• Task description:
Write out the entire listing below exactly, with the pictures left out.

• Rows:
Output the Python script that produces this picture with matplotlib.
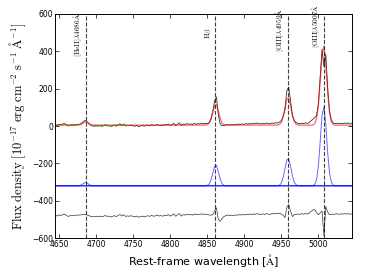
import numpy as np
import matplotlib
matplotlib.use('Agg')
import matplotlib.pyplot as plt

plt.rcParams['mathtext.fontset'] = 'cm'

# wavelength grid (rest frame, Angstrom), 2.5 A steps
wave = np.arange(4645.0, 5045.1, 2.5)

flux = [8, 3, 9, 6, 10, 13, 7, 1, 5, 8,
        4, 7, 9, 9, 14, 22, 30, 25, 15, 5,
        1, -1, 2, 0, 3, -1, 2, 6, 1, 3,
        -2, 2, 5, 0, 7, 11, 3, 10, 1, 4,
        2, 5, 1, -1, 3, -3, 0, 3, -1, 2,
        5, 1, 7, 2, 4, 9, 3, 6, 2, 8,
        5, 11, 3, 7, 15, 2, 9, 17, 3, 11,
        8, 13, 9, 12, 8, 14, 10, 13, 11, 15,
        12, 14, 13, 18, 38, 78, 134, 156, 61, 11,
        2, 3, 5, 9, 5, 8, 6, 9, 7, 11,
        8, 12, 9, 13, 10, 14, 11, 15, 12, 16,
        13, 11, 15, 12, 16, 14, 11, 17, 14, 18,
        16, 22, 28, 52, 89, 190, 208, 134, 53, 30,
        18, 15, 12, 16, 13, 17, 14, 18, 28, 36,
        45, 55, 116, 259, 410, 320, 384, 205, 79, 32,
        17, 13, 16, 12, 15, 13, 16, 14, 16, 13,
        15]

# fitted line components (only non-zero parts), first wavelength + values
heii_start, heii_vals = 4677.5, [1, 4, 11, 17, 16, 9, 3, 1]
hb_start, hb_vals = 4845.0, [0, 0, 2, 9, 30, 68, 104, 109, 76, 36, 12, 3, 0, 0]
o4959_start, o4959_vals = 4945.0, [1, 3, 15, 45, 94, 139, 144, 105, 53, 19, 5, 1]
o5007_start, o5007_vals = 4990.0, [0, 1, 7, 33, 106, 239, 380, 422, 329, 180, 69, 19, 4, 0]
continuum_level = 5

# emission lines marked with dashed lines
line_wave = [4686, 4861, 4959, 5007]
line_names = [r'$\mathrm{[HeII]}\lambda\mathrm{4686\AA}$', r'$\mathrm{H}\beta$',
              r'$\mathrm{[OIII]}\lambda\mathrm{4959\AA}$', r'$\mathrm{[OIII]}\lambda\mathrm{5007\AA}$']

# continuum windows shown in green
green_windows = [(4655, 4672.5), (4697.5, 4747.5), (5040, 5045)]

comp_offset = -320
resid_offset = -480

flux = np.array(flux, dtype=float)
comps = []
for start, vals in [(heii_start, heii_vals), (hb_start, hb_vals),
                    (o4959_start, o4959_vals), (o5007_start, o5007_vals)]:
    c = np.zeros_like(wave)
    i0 = int(round((start - wave[0]) / 2.5))
    c[i0:i0 + len(vals)] = vals
    comps.append(c)
model = continuum_level + np.sum(comps, axis=0)
resid = flux - model + resid_offset

fig = plt.figure(figsize=(3.66, 2.74), dpi=100)
ax = fig.add_axes([0.151, 0.131, 0.81, 0.818])

ax.plot(wave, flux, color='k', lw=0.6, alpha=0.8)
for lo, hi in green_windows:
    m = (wave >= lo) & (wave <= hi)
    ax.plot(wave[m], flux[m], color='#22bb22', lw=0.7)
ax.plot(wave, model, color='r', lw=1.0, alpha=0.55)
for c in comps:
    ax.plot(wave, c + comp_offset, color='b', lw=0.7, alpha=0.6)
ax.plot(wave, resid, color='k', lw=0.5, alpha=0.8)

label_y = [490, 500, 514, 533]
for lw_, name, ly in zip(line_wave, line_names, label_y):
    ax.axvline(lw_, color='k', ls='--', lw=0.8, alpha=0.75)
    ax.text(lw_ - 2.5, ly, name, rotation=90, ha='right', va='center', fontsize=5.3)

ax.set_xlim(4645, 5045)
ax.set_ylim(-600, 600)
ax.set_xticks([4650, 4700, 4750, 4800, 4850, 4900, 4950, 5000])
ax.set_yticks([-600, -400, -200, 0, 200, 400, 600])
ax.tick_params(direction='in', top=True, right=True, labelsize=5.5, length=3, width=0.5, pad=1.5)
for s in ax.spines.values():
    s.set_linewidth(0.7)

ax.set_xlabel(r'Rest-frame wavelength [$\mathrm{\AA}$]', fontsize=8, labelpad=2)
ax.set_ylabel(r'$\mathrm{Flux\ density\ [10^{-17}\ erg\ cm^{-2}\ s^{-1}\ \AA^{-1}]}$',
              fontsize=9, labelpad=3)

fig.savefig('out.png', dpi=100)
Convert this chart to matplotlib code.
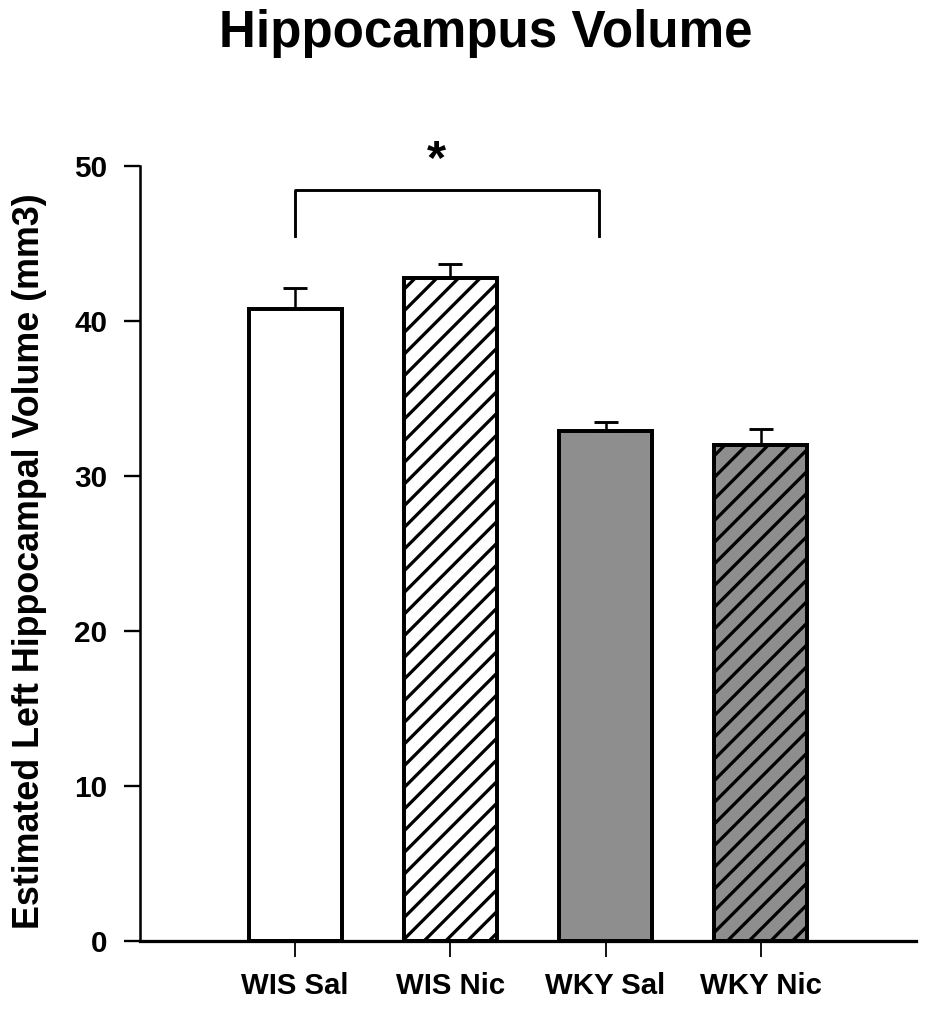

• Answer for the task:
Output the Python script that produces this picture with matplotlib.
import numpy as np
import matplotlib
matplotlib.use('Agg')
import matplotlib.pyplot as plt

plt.rcParams['mathtext.fontset'] = 'cm'

# wavelength grid (rest frame, Angstrom), 2.5 A steps
wave = np.arange(4645.0, 5045.1, 2.5)

flux = [8, 3, 9, 6, 10, 13, 7, 1, 5, 8,
        4, 7, 9, 9, 14, 22, 30, 25, 15, 5,
        1, -1, 2, 0, 3, -1, 2, 6, 1, 3,
        -2, 2, 5, 0, 7, 11, 3, 10, 1, 4,
        2, 5, 1, -1, 3, -3, 0, 3, -1, 2,
        5, 1, 7, 2, 4, 9, 3, 6, 2, 8,
        5, 11, 3, 7, 15, 2, 9, 17, 3, 11,
        8, 13, 9, 12, 8, 14, 10, 13, 11, 15,
        12, 14, 13, 18, 38, 78, 134, 156, 61, 11,
        2, 3, 5, 9, 5, 8, 6, 9, 7, 11,
        8, 12, 9, 13, 10, 14, 11, 15, 12, 16,
        13, 11, 15, 12, 16, 14, 11, 17, 14, 18,
        16, 22, 28, 52, 89, 190, 208, 134, 53, 30,
        18, 15, 12, 16, 13, 17, 14, 18, 28, 36,
        45, 55, 116, 259, 410, 320, 384, 205, 79, 32,
        17, 13, 16, 12, 15, 13, 16, 14, 16, 13,
        15]

# fitted line components (only non-zero parts), first wavelength + values
heii_start, heii_vals = 4677.5, [1, 4, 11, 17, 16, 9, 3, 1]
hb_start, hb_vals = 4845.0, [0, 0, 2, 9, 30, 68, 104, 109, 76, 36, 12, 3, 0, 0]
o4959_start, o4959_vals = 4945.0, [1, 3, 15, 45, 94, 139, 144, 105, 53, 19, 5, 1]
o5007_start, o5007_vals = 4990.0, [0, 1, 7, 33, 106, 239, 380, 422, 329, 180, 69, 19, 4, 0]
continuum_level = 5

# emission lines marked with dashed lines
line_wave = [4686, 4861, 4959, 5007]
line_names = [r'$\mathrm{[HeII]}\lambda\mathrm{4686\AA}$', r'$\mathrm{H}\beta$',
              r'$\mathrm{[OIII]}\lambda\mathrm{4959\AA}$', r'$\mathrm{[OIII]}\lambda\mathrm{5007\AA}$']

# continuum windows shown in green
green_windows = [(4655, 4672.5), (4697.5, 4747.5), (5040, 5045)]

comp_offset = -320
resid_offset = -480

flux = np.array(flux, dtype=float)
comps = []
for start, vals in [(heii_start, heii_vals), (hb_start, hb_vals),
                    (o4959_start, o4959_vals), (o5007_start, o5007_vals)]:
    c = np.zeros_like(wave)
    i0 = int(round((start - wave[0]) / 2.5))
    c[i0:i0 + len(vals)] = vals
    comps.append(c)
model = continuum_level + np.sum(comps, axis=0)
resid = flux - model + resid_offset

fig = plt.figure(figsize=(3.66, 2.74), dpi=100)
ax = fig.add_axes([0.151, 0.131, 0.81, 0.818])

ax.plot(wave, flux, color='k', lw=0.6, alpha=0.8)
for lo, hi in green_windows:
    m = (wave >= lo) & (wave <= hi)
    ax.plot(wave[m], flux[m], color='#22bb22', lw=0.7)
ax.plot(wave, model, color='r', lw=1.0, alpha=0.55)
for c in comps:
    ax.plot(wave, c + comp_offset, color='b', lw=0.7, alpha=0.6)
ax.plot(wave, resid, color='k', lw=0.5, alpha=0.8)

label_y = [490, 500, 514, 533]
for lw_, name, ly in zip(line_wave, line_names, label_y):
    ax.axvline(lw_, color='k', ls='--', lw=0.8, alpha=0.75)
    ax.text(lw_ - 2.5, ly, name, rotation=90, ha='right', va='center', fontsize=5.3)

ax.set_xlim(4645, 5045)
ax.set_ylim(-600, 600)
ax.set_xticks([4650, 4700, 4750, 4800, 4850, 4900, 4950, 5000])
ax.set_yticks([-600, -400, -200, 0, 200, 400, 600])
ax.tick_params(direction='in', top=True, right=True, labelsize=5.5, length=3, width=0.5, pad=1.5)
for s in ax.spines.values():
    s.set_linewidth(0.7)

ax.set_xlabel(r'Rest-frame wavelength [$\mathrm{\AA}$]', fontsize=8, labelpad=2)
ax.set_ylabel(r'$\mathrm{Flux\ density\ [10^{-17}\ erg\ cm^{-2}\ s^{-1}\ \AA^{-1}]}$',
              fontsize=9, labelpad=3)

fig.savefig('out.png', dpi=100)
Convert this chart to matplotlib code.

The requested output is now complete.